Through each experience ,such as this, that I have encountered has brought me a new skill. A new awareness. I know I come across as the peppy dumb blond. I am okay with that most of the time but I want to be respected. I think I am liked, but respected? I am not so sure.
Shawn and I continue to run through ideas to help develop the photography business. We have multiple sessions scheduled in the next few months. There are some great photos that should be posted soon on facebook that will give clients a further idea of the style we're going for. I think there are signs everywhere. There are doors opening everywhere. I don't what to close doors because I have little to no confidence or that I am afraid. I what to succeed. I want to believe in myself and not waste a minute.

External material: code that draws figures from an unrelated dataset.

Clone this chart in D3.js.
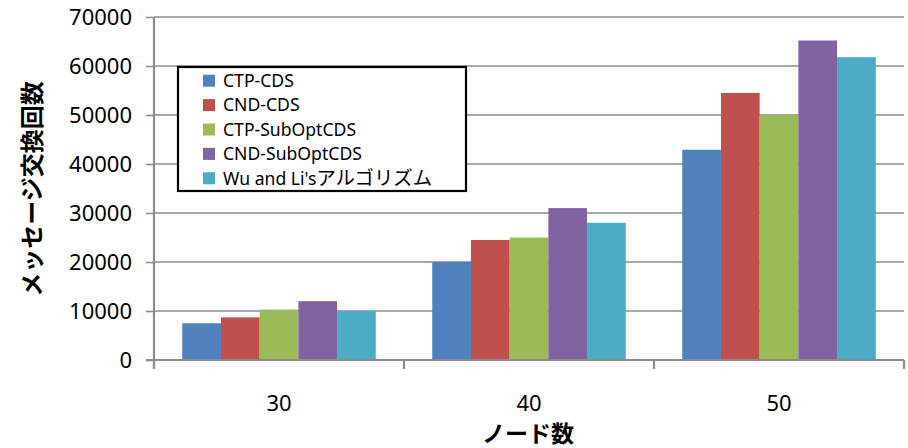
<!DOCTYPE html>
<html>
<head>
<meta charset="utf-8">
<script src="https://cdn.jsdelivr.net/npm/d3@7/dist/d3.min.js"></script>
<style>
  body { margin: 0; background: #fff; }
  svg { display: block; }
</style>
</head>
<body>
<svg id="chart" width="908" height="448"></svg>
<script>
// Node counts on the x axis
const categories = ["30", "40", "50"];
// Series names, in legend order
const seriesNames = ["CTP-CDS", "CND-CDS", "CTP-SubOptCDS", "CND-SubOptCDS", "Wu and Li'sアルゴリズム"];
const seriesColors = ["#4f81bd", "#c0504d", "#9bbb59", "#8064a2", "#4bacc6"];
// Message exchange counts per series, one value per node count
const ctpCds        = [7500, 20000, 42900];
const cndCds        = [8700, 24500, 54500];
const ctpSubOptCds  = [10300, 25000, 50000];
const cndSubOptCds  = [12000, 31000, 65200];
const wuLi          = [10000, 28000, 61800];
const seriesValues = [ctpCds, cndCds, ctpSubOptCds, cndSubOptCds, wuLi];
const yTicks = [0, 10000, 20000, 30000, 40000, 50000, 60000, 70000];

const svg = d3.select("#chart");
const plotLeft = 154, plotRight = 904, plotTop = 17, plotBottom = 360;
const gridColor = "#8c8c8c";
const tickFont = "'Noto Sans', 'DejaVu Sans', sans-serif";
const cjkFont = "'Noto Sans CJK JP', sans-serif";

const x = d3.scaleBand().domain(categories).range([plotLeft, plotRight]);
const inner = d3.scaleBand().domain(d3.range(seriesNames.length))
  .range([0, x.bandwidth()]).paddingOuter(0.73).paddingInner(0);
const y = d3.scaleLinear().domain([0, 70000]).range([plotBottom, plotTop]);

// Horizontal gridlines
svg.append("g").selectAll("line").data(yTicks.filter(d => d > 0)).join("line")
  .attr("x1", plotLeft).attr("x2", plotRight)
  .attr("y1", d => y(d)).attr("y2", d => y(d))
  .attr("stroke", gridColor).attr("stroke-width", 1.6);

// Bars
const groups = svg.append("g").selectAll("g").data(categories).join("g")
  .attr("transform", c => `translate(${x(c)},0)`);
groups.selectAll("rect")
  .data((c, ci) => seriesValues.map((vals, si) => ({ si, v: vals[ci] })))
  .join("rect")
  .attr("x", d => inner(d.si))
  .attr("width", inner.bandwidth())
  .attr("y", d => y(d.v))
  .attr("height", d => y(0) - y(d.v))
  .attr("fill", d => seriesColors[d.si]);

// Y axis
const yAxis = svg.append("g").attr("transform", `translate(${plotLeft},0)`)
  .call(d3.axisLeft(y).tickValues(yTicks).tickSize(8).tickPadding(14).tickFormat(d3.format("d")));
yAxis.select(".domain").attr("stroke", gridColor).attr("stroke-width", 2.2)
  .attr("d", `M0,${plotTop}V${plotBottom + 8}`);
yAxis.selectAll(".tick line").attr("stroke", gridColor).attr("stroke-width", 1.6);
yAxis.selectAll(".tick text").attr("font-family", tickFont).attr("font-size", 22)
  .attr("fill", "#000").attr("dy", "0.36em");

// X axis with ticks on category boundaries
const xAxis = svg.append("g").attr("transform", `translate(0,${plotBottom})`)
  .call(d3.axisBottom(x).tickSize(0).tickPadding(35));
xAxis.select(".domain").attr("stroke", gridColor).attr("stroke-width", 2.2)
  .attr("d", `M${plotLeft - 8},0H${plotRight}`);
xAxis.selectAll(".tick text").attr("font-family", tickFont).attr("font-size", 22).attr("fill", "#000");
const boundaries = categories.map(c => x(c)).concat([x(categories[categories.length - 1]) + x.bandwidth()]);
svg.append("g").selectAll("line").data(boundaries).join("line")
  .attr("x1", d => d).attr("x2", d => d)
  .attr("y1", plotBottom).attr("y2", plotBottom + 9)
  .attr("stroke", gridColor).attr("stroke-width", 2.2);

// Axis titles
svg.append("text")
  .attr("transform", "translate(41,189) rotate(-90)")
  .attr("text-anchor", "middle")
  .attr("font-family", cjkFont).attr("font-weight", "bold").attr("font-size", 24)
  .text("メッセージ交換回数");
svg.append("text")
  .attr("x", 528).attr("y", 442)
  .attr("text-anchor", "middle")
  .attr("font-family", cjkFont).attr("font-weight", "bold").attr("font-size", 23)
  .text("ノード数");

// Legend
const legend = svg.append("g");
legend.append("rect")
  .attr("x", 178).attr("y", 67).attr("width", 288).attr("height", 124)
  .attr("fill", "#fff").attr("stroke", "#000").attr("stroke-width", 2.2);
const items = legend.selectAll("g.item").data(seriesNames).join("g")
  .attr("class", "item")
  .attr("transform", (d, i) => `translate(0,${80.7 + i * 24.4})`);
items.append("rect")
  .attr("x", 203).attr("y", -6).attr("width", 12).attr("height", 12)
  .attr("fill", (d, i) => seriesColors[i]);
// Latin and Japanese runs are set in separate tspans so the kana get a wider face
const cjkRun = /[\u3040-\u30ff\u4e00-\u9fff]+|[^\u3040-\u30ff\u4e00-\u9fff]+/g;
items.append("text")
  .attr("x", 223).attr("y", 0).attr("dy", "0.36em")
  .attr("font-family", "'Noto Sans', sans-serif").attr("font-size", 17.6)
  .selectAll("tspan").data(d => d.match(cjkRun)).join("tspan")
  .attr("font-family", s => /[\u3040-\u30ff]/.test(s) ? cjkFont : null)
  .attr("font-size", s => /[\u3040-\u30ff]/.test(s) ? 19.4 : null)
  .text(s => s);
</script>
</body>
</html>
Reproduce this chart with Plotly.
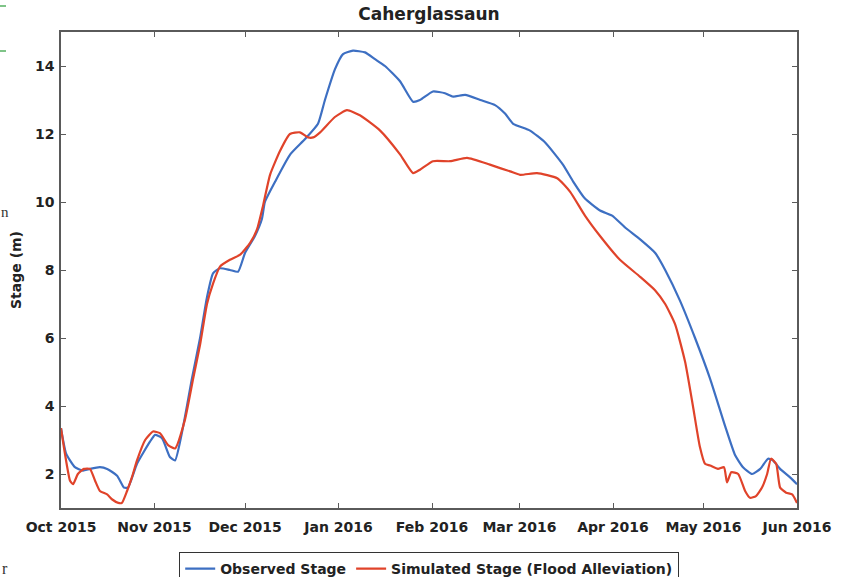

Everyone please keep the family from last night in your thoughts. Please accept and do not condemn. Continue to grow and change. Give those around you the benefit of the doubt. I have an apology to make. Wish me luck.
Song of the Day Sheryl Crow
Just remind yourself that everyone has their problems. Get out of your own head sometimes and take a look at the world from someone else's perspective.
"Out Of Our Heads"
If you feel you wanna fight me
There's a chain around your mind
When something is holding you tightly
What is real is so hard to find
Losing babies to genocide
Oh where's the meaning in that plight
Can't you see that we've really bought into
Every word they proclaimed and every lie, oh
If we could only get out of our heads, out of our heads
And into our hearts
If we could only get out of our heads, out of our heads
And into our hearts
Someone's feeding on your anger
Someone's been whispering in your ear
You've seen his face before
You've been played before
These aren't the words you need to hear
Through the dawn of darkness blindly
You have blood upon your hands
All the world will treat you kindly
But only the heart can understand, oh understand
If we could only get out of our heads, out of our heads
And into our hearts
Children of Abraham lay down your fears, swallow your
Tears and look to your heart
If we could only get out of our heads, out of our heads
And into our hearts
Children of Abraham lay down your fears, swallow your
Tears and look to your heart
Every man is his own prophet
Oh every prophet just a man
I say all the women stand up, say yes to themselves
Teach your children best you can
Let every man bow to the best in himself
We're not killing any more
We're the wisest ones, everybody listen
'Cause you can't fight this feeling any more, oh anymore
If we could only get out of our heads, out of our heads
And into our hearts
Children of Abraham lay down your fears, swallow your
Tears and look to your heart
If we could only get out of our heads, out of our heads
And into our hearts
Children of Abraham lay down your fears, swallow your
Tears and look to your heart
LOVE THE VIDEO too. My mom and I rocked this all the way to Lake Norris. BLISS.